**EXERCISE PROMPT:** What are the lines from the one with "Recreate this image" through the one with "(455,15) -- (455,185);", inclusive? Output them exactly, and leave out the pictures.
══════════
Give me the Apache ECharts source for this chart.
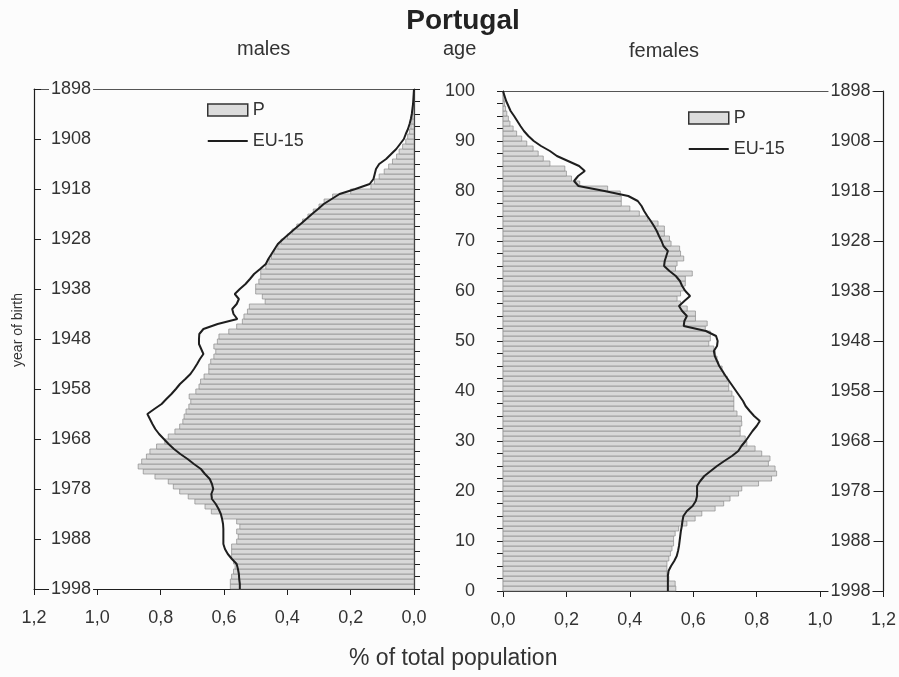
<!DOCTYPE html>
<html>
<head>
<meta charset="utf-8">
<title>Portugal</title>
<script src="https://cdn.jsdelivr.net/npm/echarts@6/dist/echarts.min.js"></script>
<style>
  html, body { margin: 0; padding: 0; background: #fcfcfc; }
  #chart { width: 899px; height: 677px; }
</style>
</head>
<body>
<div id="chart"></div>
<script>
// Single-year age groups 0..99, share of total population (%)
const malesP = [
  0.580, 0.580, 0.576, 0.570, 0.565, 0.570, 0.576, 0.576, 0.576, 0.560,
  0.555, 0.560, 0.550, 0.560, 0.608, 0.640, 0.660, 0.692, 0.713, 0.740,
  0.760, 0.776, 0.818, 0.855, 0.871, 0.860, 0.845, 0.834, 0.813, 0.787,
  0.776, 0.755, 0.740, 0.730, 0.726, 0.720, 0.711, 0.705, 0.710, 0.689,
  0.679, 0.674, 0.663, 0.648, 0.648, 0.642, 0.632, 0.626, 0.632, 0.621,
  0.616, 0.585, 0.560, 0.542, 0.537, 0.526, 0.520, 0.470, 0.479, 0.500,
  0.500, 0.490, 0.484, 0.484, 0.468, 0.458, 0.450, 0.442, 0.430, 0.420,
  0.400, 0.385, 0.370, 0.352, 0.335, 0.318, 0.300, 0.284, 0.257, 0.200,
  0.136, 0.125, 0.110, 0.094, 0.080, 0.068, 0.055, 0.047, 0.036, 0.026,
  0.020, 0.014, 0.010, 0.007, 0.005, 0.003, 0.002, 0.001, 0.001, 0.000
];
const femalesP = [
  0.545, 0.543, 0.523, 0.517, 0.517, 0.517, 0.523, 0.528, 0.533, 0.538,
  0.538, 0.543, 0.554, 0.580, 0.606, 0.627, 0.669, 0.696, 0.716, 0.743,
  0.753, 0.806, 0.847, 0.863, 0.858, 0.837, 0.842, 0.816, 0.795, 0.769,
  0.764, 0.748, 0.748, 0.753, 0.752, 0.738, 0.728, 0.728, 0.728, 0.722,
  0.712, 0.712, 0.707, 0.696, 0.691, 0.680, 0.675, 0.670, 0.665, 0.649,
  0.654, 0.654, 0.638, 0.644, 0.607, 0.607, 0.581, 0.560, 0.549, 0.560,
  0.570, 0.575, 0.575, 0.597, 0.544, 0.549, 0.570, 0.560, 0.557, 0.530,
  0.525, 0.509, 0.509, 0.489, 0.457, 0.430, 0.400, 0.373, 0.373, 0.370,
  0.330, 0.242, 0.216, 0.200, 0.195, 0.148, 0.127, 0.111, 0.095, 0.075,
  0.059, 0.043, 0.032, 0.022, 0.017, 0.012, 0.008, 0.005, 0.003, 0.001
];
// EU-15 reference profile at exact ages 0..100
const malesEU = [
  0.550, 0.550, 0.552, 0.553, 0.556, 0.560, 0.575, 0.588, 0.597, 0.602,
  0.602, 0.602, 0.602, 0.603, 0.606, 0.610, 0.617, 0.626, 0.638, 0.640,
  0.634, 0.638, 0.645, 0.660, 0.673, 0.695, 0.715, 0.738, 0.758, 0.775,
  0.790, 0.805, 0.817, 0.826, 0.834, 0.842, 0.820, 0.797, 0.782, 0.766,
  0.752, 0.739, 0.722, 0.706, 0.695, 0.685, 0.676, 0.665, 0.672, 0.679,
  0.679, 0.678, 0.665, 0.620, 0.558, 0.570, 0.574, 0.560, 0.553, 0.566,
  0.550, 0.532, 0.518, 0.505, 0.486, 0.468, 0.460, 0.450, 0.440, 0.430,
  0.413, 0.395, 0.377, 0.358, 0.340, 0.322, 0.303, 0.285, 0.260, 0.235,
  0.185, 0.140, 0.128, 0.124, 0.120, 0.110, 0.088, 0.072, 0.056, 0.044,
  0.032, 0.026, 0.019, 0.014, 0.010, 0.007, 0.005, 0.003, 0.002, 0.001,
  0.000
];
const femalesEU = [
  0.520, 0.520, 0.520, 0.520, 0.522, 0.530, 0.540, 0.548, 0.552, 0.555,
  0.557, 0.559, 0.561, 0.564, 0.566, 0.569, 0.580, 0.598, 0.608, 0.612,
  0.612, 0.612, 0.622, 0.635, 0.655, 0.675, 0.698, 0.722, 0.742, 0.752,
  0.765, 0.776, 0.787, 0.800, 0.810, 0.792, 0.778, 0.765, 0.757, 0.746,
  0.735, 0.724, 0.713, 0.702, 0.692, 0.682, 0.675, 0.668, 0.665, 0.675,
  0.677, 0.672, 0.640, 0.570, 0.572, 0.580, 0.565, 0.555, 0.572, 0.590,
  0.575, 0.565, 0.558, 0.545, 0.525, 0.508, 0.510, 0.515, 0.520, 0.506,
  0.500, 0.492, 0.485, 0.476, 0.466, 0.455, 0.445, 0.437, 0.425, 0.395,
  0.320, 0.238, 0.224, 0.237, 0.258, 0.240, 0.205, 0.170, 0.148, 0.120,
  0.097, 0.080, 0.066, 0.055, 0.045, 0.035, 0.024, 0.017, 0.010, 0.005,
  0.000
];
const censusYear = 1998;          // year of birth = censusYear - age
const ageRange = [0, 100];
const shareRange = [0, 1.2];

const TEXT = '#333';
const LINE = '#1e1e1e';
const BG = '#fcfcfc';
const FONT = 'Liberation Sans, Arial, sans-serif';

const barData = arr => arr.map((v, age) => [v, age]);
const lineData = arr => arr.map((v, age) => [v, age]);
const commaFmt = v => v.toFixed(1).replace('.', ',');

function renderBar(params, api) {
  const v = api.value(0), age = api.value(1);
  const p0 = api.coord([0, age]);
  const p1 = api.coord([v, age + 1]);
  const x = Math.min(p0[0], p1[0]);
  const y = Math.min(p0[1], p1[1]);
  return {
    type: 'rect',
    shape: { x: x, y: y, width: Math.abs(p1[0] - p0[0]), height: Math.abs(p1[1] - p0[1]) },
    style: { fill: '#d8d8d8', stroke: '#8c8c8c', lineWidth: 0.7 }
  };
}

function shareAxis(grid, inverse) {
  return {
    type: 'value', gridIndex: grid, position: 'bottom', inverse: inverse,
    min: shareRange[0], max: shareRange[1], interval: 0.2,
    axisLine: { show: true, onZero: false, lineStyle: { color: LINE, width: 1.2 } },
    axisTick: { show: true, length: 6, lineStyle: { color: LINE } },
    axisLabel: { formatter: commaFmt, color: TEXT, fontSize: 18, fontFamily: FONT, margin: 20,
                 showMinLabel: true, showMaxLabel: true },
    splitLine: { show: false }
  };
}
function topBorder(grid) {
  return {
    type: 'value', gridIndex: grid, position: 'top', min: 0, max: 1,
    axisLine: { show: true, onZero: false, lineStyle: { color: '#555', width: 1 } },
    axisTick: { show: false }, axisLabel: { show: false }, splitLine: { show: false }
  };
}
function yearAxis(grid, pos, margin, tickLen) {
  return {
    type: 'value', gridIndex: grid, position: pos,
    min: ageRange[0], max: ageRange[1], interval: 10,
    axisLine: { show: true, onZero: false, lineStyle: { color: LINE, width: 1.2 } },
    axisTick: { show: true, inside: true, length: tickLen, lineStyle: { color: LINE } },
    axisLabel: { inside: true, formatter: v => String(censusYear - v), color: TEXT,
                 fontSize: 18, fontFamily: FONT, margin: margin,
                 backgroundColor: BG, padding: [0, 2] },
    splitLine: { show: false }
  };
}
function ageAxis(grid, pos, showLabels) {
  return {
    type: 'value', gridIndex: grid, position: pos,
    min: ageRange[0], max: ageRange[1], interval: 10,
    axisLine: { show: true, onZero: false, lineStyle: { color: LINE, width: 1.2 } },
    axisTick: { show: true, length: 6, lineStyle: { color: LINE } },
    minorTick: { show: true, splitNumber: 4, length: 6, lineStyle: { color: LINE } },
    axisLabel: { show: showLabels, color: TEXT, fontSize: 18, fontFamily: FONT, margin: 28 },
    splitLine: { show: false }
  };
}

const chart = echarts.init(document.getElementById('chart'), null, { renderer: 'canvas' });

// thin horizontal bar used as the legend icon for the EU-15 line
const lineIcon = 'path://M0,0H40V2H0Z';
const legendBase = {
  orient: 'vertical', itemWidth: 40, itemHeight: 12, itemGap: 13, padding: 0,
  textStyle: { color: TEXT, fontSize: 18, fontFamily: FONT },
  selectedMode: false,
  data: [
    { name: 'P', icon: 'rect', itemStyle: { color: '#dcdcdc', borderColor: '#333', borderWidth: 1.5 } },
    { name: 'EU-15', icon: lineIcon, itemStyle: { color: LINE, borderWidth: 0 } }
  ]
};

chart.setOption({
  backgroundColor: BG,
  animation: false,
  title: {
    text: 'Portugal', left: 458, top: 2, textAlign: 'center',
    textStyle: { fontSize: 28, fontWeight: 'bold', color: '#222', fontFamily: FONT }
  },
  legend: [
    Object.assign({}, legendBase, { left: 207, top: 101 }),
    Object.assign({}, legendBase, { left: 688, top: 109 })
  ],
  grid: [
    { left: 34, top: 89, width: 380, height: 500 },
    { left: 503, top: 91, width: 381, height: 500 }
  ],
  xAxis: [shareAxis(0, true), topBorder(0), shareAxis(1, false), topBorder(1)],
  yAxis: [yearAxis(0, 'left', 15, 7), ageAxis(0, 'right', false), ageAxis(1, 'left', true), yearAxis(1, 'right', 11, 10)],
  series: [
    { name: 'P', type: 'custom', xAxisIndex: 0, yAxisIndex: 0, renderItem: renderBar,
      itemStyle: { color: '#dcdcdc' }, data: barData(malesP), z: 2 },
    { name: 'EU-15', type: 'line', xAxisIndex: 0, yAxisIndex: 0, symbol: 'none',
      lineStyle: { color: LINE, width: 2 }, itemStyle: { color: LINE },
      data: lineData(malesEU), z: 3 },
    { name: 'P', type: 'custom', xAxisIndex: 2, yAxisIndex: 2, renderItem: renderBar,
      itemStyle: { color: '#dcdcdc' }, data: barData(femalesP), z: 2 },
    { name: 'EU-15', type: 'line', xAxisIndex: 2, yAxisIndex: 2, symbol: 'none',
      lineStyle: { color: LINE, width: 2 }, itemStyle: { color: LINE },
      data: lineData(femalesEU), z: 3 }
  ],
  graphic: [
    { type: 'text', left: 237, top: 39, style: { text: 'males', fill: TEXT, font: '20px ' + FONT } },
    { type: 'text', left: 443, top: 39, style: { text: 'age', fill: TEXT, font: '20px ' + FONT } },
    { type: 'text', left: 629, top: 41, style: { text: 'females', fill: TEXT, font: '20px ' + FONT } },
    { type: 'text', left: 349, top: 647, style: { text: '% of total population', fill: TEXT, font: '23px ' + FONT } },
    { type: 'text', left: 11, top: 293, rotation: Math.PI / 2,
      style: { text: 'year of birth', fill: TEXT, font: '14px ' + FONT } }
  ]
});
</script>
</body>
</html>
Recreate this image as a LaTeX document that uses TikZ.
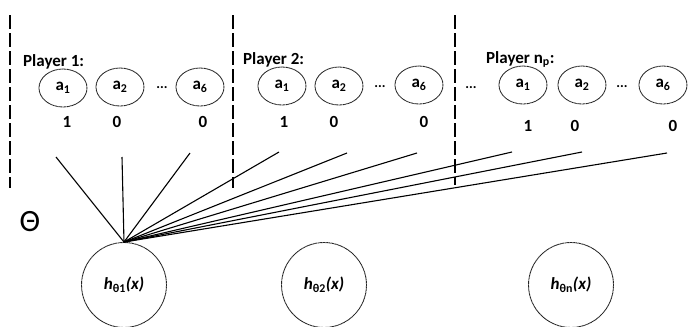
\documentclass[tikz,border=0pt]{standalone}
\usepackage{fontspec}
\setmainfont{Carlito}
\usetikzlibrary{shapes.geometric}
\begin{document}
\begin{tikzpicture}[x=1pt,y=-1pt,
  act/.style={ellipse,draw=black!85,line width=0.9pt,dash pattern=on 1.2pt off 0.4pt,
    minimum width=48pt,minimum height=38pt,inner sep=0pt,font=\fontsize{17}{17}\selectfont\bfseries},
  hyp/.style={circle,draw=black!85,line width=0.9pt,dash pattern=on 1.2pt off 0.4pt,
    minimum size=85pt,inner sep=0pt,font=\fontsize{17}{17}\selectfont\bfseries\itshape},
  plabel/.style={anchor=base west,inner sep=0pt,font=\fontsize{17}{17}\selectfont\bfseries},
  val/.style={inner sep=0pt,font=\fontsize{17}{17}\selectfont\bfseries},
  dots/.style={inner sep=0pt,font=\fontsize{14}{14}\selectfont\bfseries},
  sep/.style={line width=1.8pt,dash pattern=on 14pt off 4pt},
  link/.style={line width=1.1pt}]
\useasboundingbox (0,0) rectangle (689,327);

% separators between players
\draw[sep] (10,15) -- (10,188);
\draw[sep] (233,15) -- (233,188);
\draw[sep] (455,15) -- (455,185);

% player 1
\node[plabel] (pl1) at (23,66) {Player 1:};
\node[act] (p1a1) at (63,88) {a\textsubscript{1}};
\node[act] (p1a2) at (120,87) {a\textsubscript{2}};
\node[dots] (p1d) at (162,88) {...};
\node[act] (p1a6) at (200,87) {a\textsubscript{6}};
\node[val] (p1v1) at (67,122) {1};
\node[val] (p1v2) at (117,122) {0};
\node[val] (p1v6) at (203,122) {0};

% player 2
\node[plabel] (pl2) at (243,64) {Player 2:};
\node[act] (p2a1) at (282,86) {a\textsubscript{1}};
\node[act] (p2a2) at (339,86) {a\textsubscript{2}};
\node[dots] (p2d) at (380,87) {...};
\node[act] (p2a6) at (419,85) {a\textsubscript{6}};
\node[val] (p2v1) at (284,122) {1};
\node[val] (p2v2) at (334,122) {0};
\node[val] (p2v6) at (424,122) {0};

% player n_p
\node[dots] (pnd0) at (471,88) {...};
\node[plabel] (pln) at (486,63) {Player n\textsubscript{p}:};
\node[act] (pna1) at (523,85) {a\textsubscript{1}};
\node[act] (pna2) at (582,85) {a\textsubscript{2}};
\node[dots] (pnd) at (622,87) {...};
\node[act] (pna6) at (663,85) {a\textsubscript{6}};
\node[val] (pnv1) at (528,126) {1};
\node[val] (pnv2) at (575,126) {0};
\node[val] (pnv6) at (673,126) {0};

% parameter symbol
\node[inner sep=0pt,font=\fontsize{31}{31}\selectfont] (theta) at (30,222) {Θ};

% hypothesis units
\node[hyp] (h1) at (124,285) {h\textsubscript{\upshape θ1}(x)};
\node[hyp] (h2) at (324,285) {h\textsubscript{\upshape θ2}(x)};
\node[hyp] (h3) at (571,285) {h\textsubscript{\upshape θn}(x)};

% free ends of the weights
\coordinate (w11) at (56,157);
\coordinate (w12) at (122,157);
\coordinate (w16) at (190,153);
\coordinate (w21) at (279,152);
\coordinate (w22) at (347,153);
\coordinate (w26) at (417,153);
\coordinate (wn1) at (512,152);
\coordinate (wn2) at (582,152);
\coordinate (wn6) at (667,153);

\foreach \w in {w11,w12,w16,w21,w22,w26,wn1,wn2,wn6}
  \draw[link] (h1.north) -- (\w);
\end{tikzpicture}
\end{document}
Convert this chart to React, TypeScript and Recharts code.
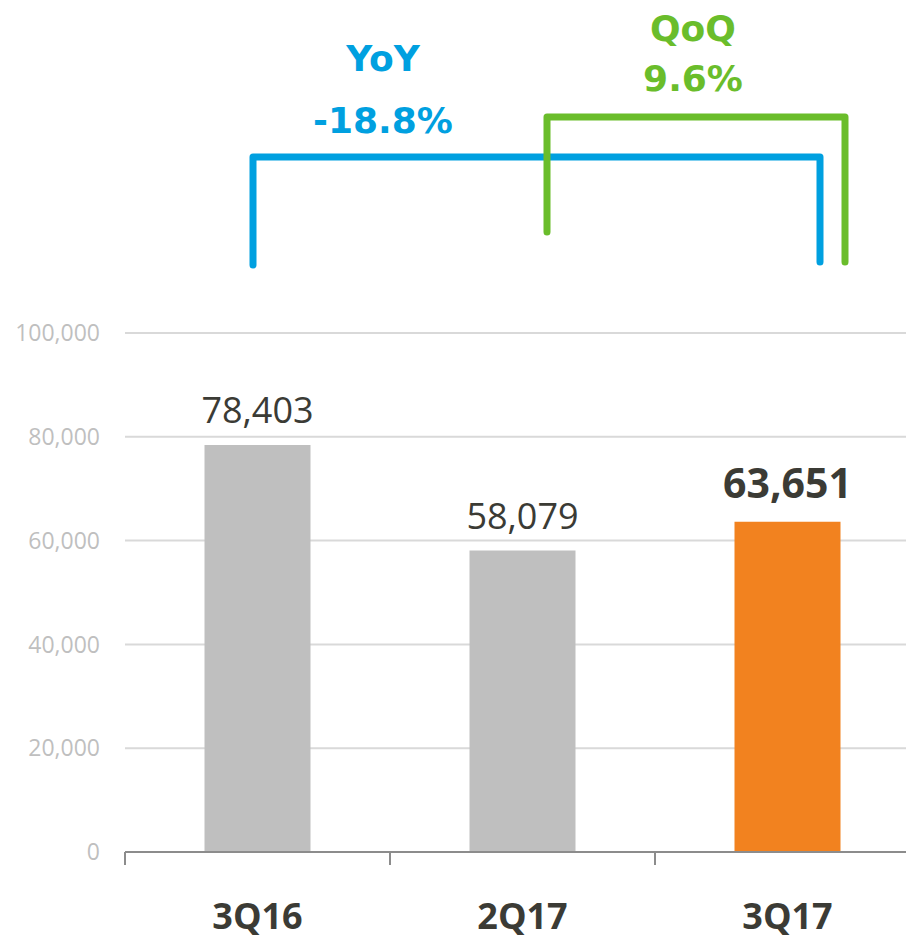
import { BarChart, Bar, XAxis, YAxis, CartesianGrid, Cell, LabelList } from "recharts";

const quarters = ["3Q16", "2Q17", "3Q17"];
const volumes = [78403, 58079, 63651];
const barColors = ["#bfbfbf", "#bfbfbf", "#f2821f"];
const yTicks = [0, 20000, 40000, 60000, 80000, 100000];

const yoyLabel = "YoY";
const yoyValue = "-18.8%";
const qoqLabel = "QoQ";
const qoqValue = "9.6%";

const data = quarters.map((q, i) => ({ quarter: q, value: volumes[i] }));

const fmt = (v: number) => v.toLocaleString("en-US");

function ValueLabel(props: any) {
  const { x, y, width, value, index } = props;
  const last = index === volumes.length - 1;
  return (
    <text
      x={x + width / 2}
      y={y - (last ? 24 : 22)}
      textAnchor="middle"
      fill="#3b3b35"
      fontSize={last ? 41 : 36}
      fontWeight={last ? 700 : 400}
      fontFamily="'Open Sans', sans-serif"
    >
      {fmt(value)}
    </text>
  );
}

// category tick: mark sits on the band boundary, label in the middle
function QuarterTick(props: any) {
  const { x, y, payload } = props;
  const off = payload.offset ?? 0;
  return (
    <g>
      <line x1={x - off} x2={x - off} y1={y - 12} y2={y + 1} stroke="#8c8c8c" strokeWidth={2} />
      <text
        x={x}
        y={y + 65}
        textAnchor="middle"
        fill="#3b3b35"
        fontSize={36}
        fontWeight={700}
        fontFamily="'Open Sans', sans-serif"
      >
        {payload.value}
      </text>
    </g>
  );
}

export default function App() {
  return (
    <div
      style={{
        position: "absolute",
        left: 0,
        top: 0,
        width: 906,
        height: 939,
        overflow: "hidden",
        background: "#fff",
        fontFamily: "'Open Sans', sans-serif",
      }}
    >
      <BarChart
        width={920}
        height={939}
        data={data}
        margin={{ top: 333, right: 0, bottom: 7, left: 0 }}
        barCategoryGap="30%"
      >
        <CartesianGrid stroke="#d9d9d9" strokeWidth={2} vertical={false} />
        <XAxis
          dataKey="quarter"
          height={80}
          interval={0}
          axisLine={{ stroke: "#8c8c8c", strokeWidth: 2 }}
          tickLine={false}
          tickSize={12}
          tick={<QuarterTick />}
          tickMargin={0}
        />
        <YAxis
          width={125}
          domain={[0, 100000]}
          ticks={yTicks}
          tickFormatter={fmt}
          axisLine={false}
          tickLine={false}
          tickMargin={19}
          tick={{ fill: "#bfbfbf", fontSize: 23 }}
        />
        <Bar dataKey="value" isAnimationActive={false}>
          {data.map((d, i) => (
            <Cell key={d.quarter} fill={barColors[i]} />
          ))}
          <LabelList dataKey="value" content={ValueLabel} />
        </Bar>
      </BarChart>
      <svg
        width={906}
        height={300}
        style={{ position: "absolute", left: 0, top: 0 }}
        fontFamily="'DejaVu Sans', sans-serif"
      >
        <polyline
          points="253,265 253,157 820,157 820,262"
          fill="none"
          stroke="#00a0e0"
          strokeWidth={7}
          strokeLinejoin="round"
          strokeLinecap="round"
        />
        <polyline
          points="547,232 547,117 845,117 845,262"
          fill="none"
          stroke="#6abd2b"
          strokeWidth={7}
          strokeLinejoin="round"
          strokeLinecap="round"
        />
        <text x={383} y={71} textAnchor="middle" fill="#00a0e0" fontSize={36} fontWeight={700}>
          {yoyLabel}
        </text>
        <text x={383} y={133} textAnchor="middle" fill="#00a0e0" fontSize={36} fontWeight={700}>
          {yoyValue}
        </text>
        <text x={693} y={41} textAnchor="middle" fill="#6abd2b" fontSize={36} fontWeight={700}>
          {qoqLabel}
        </text>
        <text x={693} y={91} textAnchor="middle" fill="#6abd2b" fontSize={36} fontWeight={700}>
          {qoqValue}
        </text>
      </svg>
    </div>
  );
}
══════════
**PROBLEM SOLUTION:**
Recreate this image as a LaTeX document that uses TikZ.
\documentclass[tikz,border=0pt]{standalone}
\usepackage{fontspec}
\setmainfont{Carlito}
\usetikzlibrary{shapes.geometric}
\begin{document}
\begin{tikzpicture}[x=1pt,y=-1pt,
  act/.style={ellipse,draw=black!85,line width=0.9pt,dash pattern=on 1.2pt off 0.4pt,
    minimum width=48pt,minimum height=38pt,inner sep=0pt,font=\fontsize{17}{17}\selectfont\bfseries},
  hyp/.style={circle,draw=black!85,line width=0.9pt,dash pattern=on 1.2pt off 0.4pt,
    minimum size=85pt,inner sep=0pt,font=\fontsize{17}{17}\selectfont\bfseries\itshape},
  plabel/.style={anchor=base west,inner sep=0pt,font=\fontsize{17}{17}\selectfont\bfseries},
  val/.style={inner sep=0pt,font=\fontsize{17}{17}\selectfont\bfseries},
  dots/.style={inner sep=0pt,font=\fontsize{14}{14}\selectfont\bfseries},
  sep/.style={line width=1.8pt,dash pattern=on 14pt off 4pt},
  link/.style={line width=1.1pt}]
\useasboundingbox (0,0) rectangle (689,327);

% separators between players
\draw[sep] (10,15) -- (10,188);
\draw[sep] (233,15) -- (233,188);
\draw[sep] (455,15) -- (455,185);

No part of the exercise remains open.